My party of two meets photographer Kicca Tommasi over coffee and a croissant in Le Pain Quotidien, a spacious café carved from one of Palermo’s traditional “chorizo” houses, named for their narrow frontage but great depth, often leading to a hidden garden. In this one, the original brickwork, floor tiles and a framed glass conservatory remain.
Tommasi begins by offering an optional introduction to the fundamentals, making her points with sample images of the city in an iPad presentation. Assorted views of the Floralis Genérica serve to illustrate the use of various viewpoints. The receding lines of a very Spanish alley in the gentrified Belgrano district, all terracotta and wrought iron, demonstrate the possibilities of symmetry. The gaudily painted port area of La Boca, seen through a rain-spattered window, illustrates one use of depth of field.
“It’s a good way to photograph food. Or when you cannot control the surroundings of your subject you can out-of-focus it. It’s a creative tool. It’s nice to experiment shooting the same picture using different depths of field.” She pauses. “I make people do that.”

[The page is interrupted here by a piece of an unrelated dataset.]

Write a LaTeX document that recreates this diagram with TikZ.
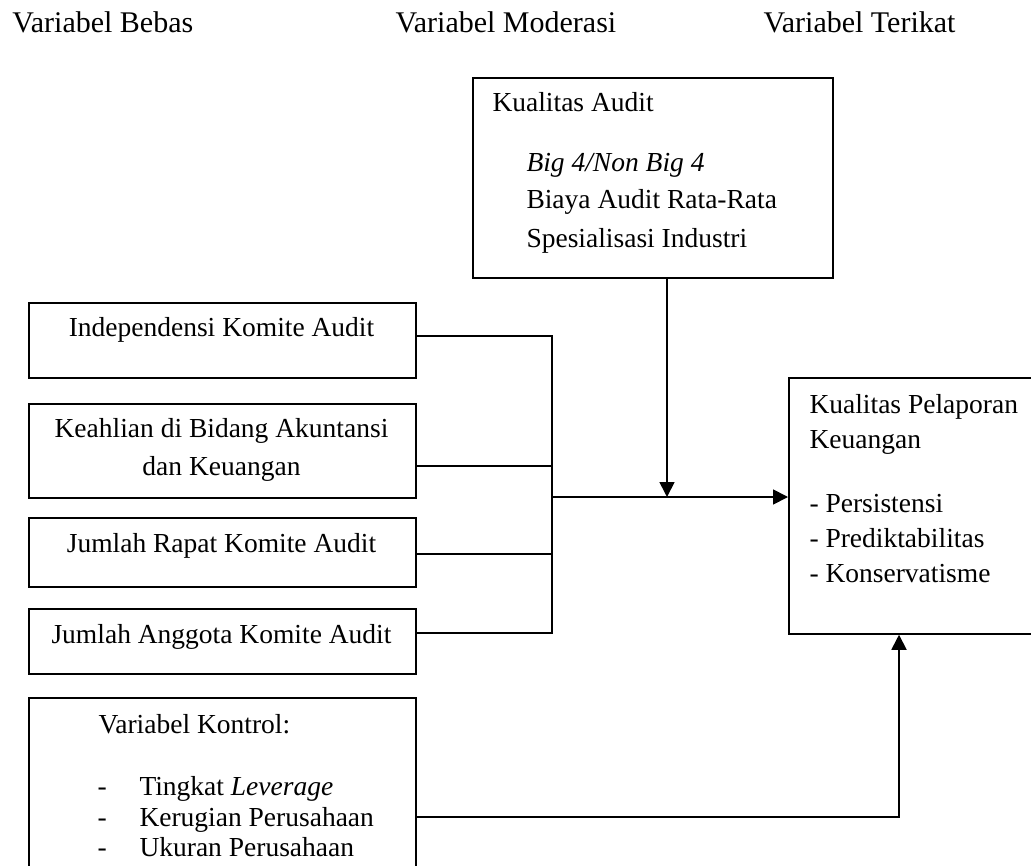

After a review of camera settings we step outside to see what we can capture of low-rise Palermo, a still faintly bohemian district, like London’s Notting Hill.
“It was a lower-middle-class area, very humble, mostly of Italian origin,” explains Tommasi. “Then artists started moving in and it became cool, so money followed, prices started going up, and eventually artists couldn’t afford to live here any more.”
The pastel-coloured buildings seem friendly and cheerful, and there are comforting pools of shade beneath the trees that line the pavements. Some buildings are of solid Spanish construction and some of plain brick and as sober as if flown in from Amsterdam. A number of restaurants make the best of the remnants of light industry, their interior spaces left rough, cogs and gadgetry suspended over diners’ heads.
There is the smell of wood-fired pizzas; car tyres rattle over the streets’ original brick paving; and music oozes from bars. Tailors in small shops offer nattily cut jackets made from local materials, their displays adding splashes of colour to the streets. Open doors in ornate neoclassical or art-deco façades offer glimpses of patterned parquet floors, dulled by time and sunlight.
We shoot the lettering outside restaurants and examine street art covering shop fronts, much of it commissioned and signed, in particular spending time with a floral mural by local painter Josefina di Nucci.
“Get someone walking past, perhaps blurry, to give some contrast, because a straight-on picture of street art is really boring,” instructs Tommasi. “It’s either the details or it’s people interacting with it. Then you know the dimensions and you understand.”
We enter the old-world bookshop Libros del Pasaje, a long tunnel lined floor-to-ceiling with volumes and sliding ladders, and two café spaces hidden away at the rear. Tommasi makes use of a multi-paned window between them.
“I like when a frame presents the opportunity to put people in different scenes,” she says, showing us a striking image of individual customers caught separately in each of the panes. “If I get really boring, tell me. But try this shot with two depths of field, so that it’s clear.”
The afternoon ends too quickly, and we enter Ninina bakery, all pale-wood floors, tables and bentwood chairs, to review our achievements in detail. But not before a gâteau from an immense selection gets the paparazzi experience as we experiment further with depth of field.
If Tommasi likes a photo, her reaction is instant. If there is a pause, we need to try again. But lessons have been learned and, in the following days, we slow down, fingers only tentatively on the shutter button, and ask ourselves, “What would Kicca say?”
We’ve been exposed to a different way of thinking, and we leave some corners of Buenos Aires un-shot.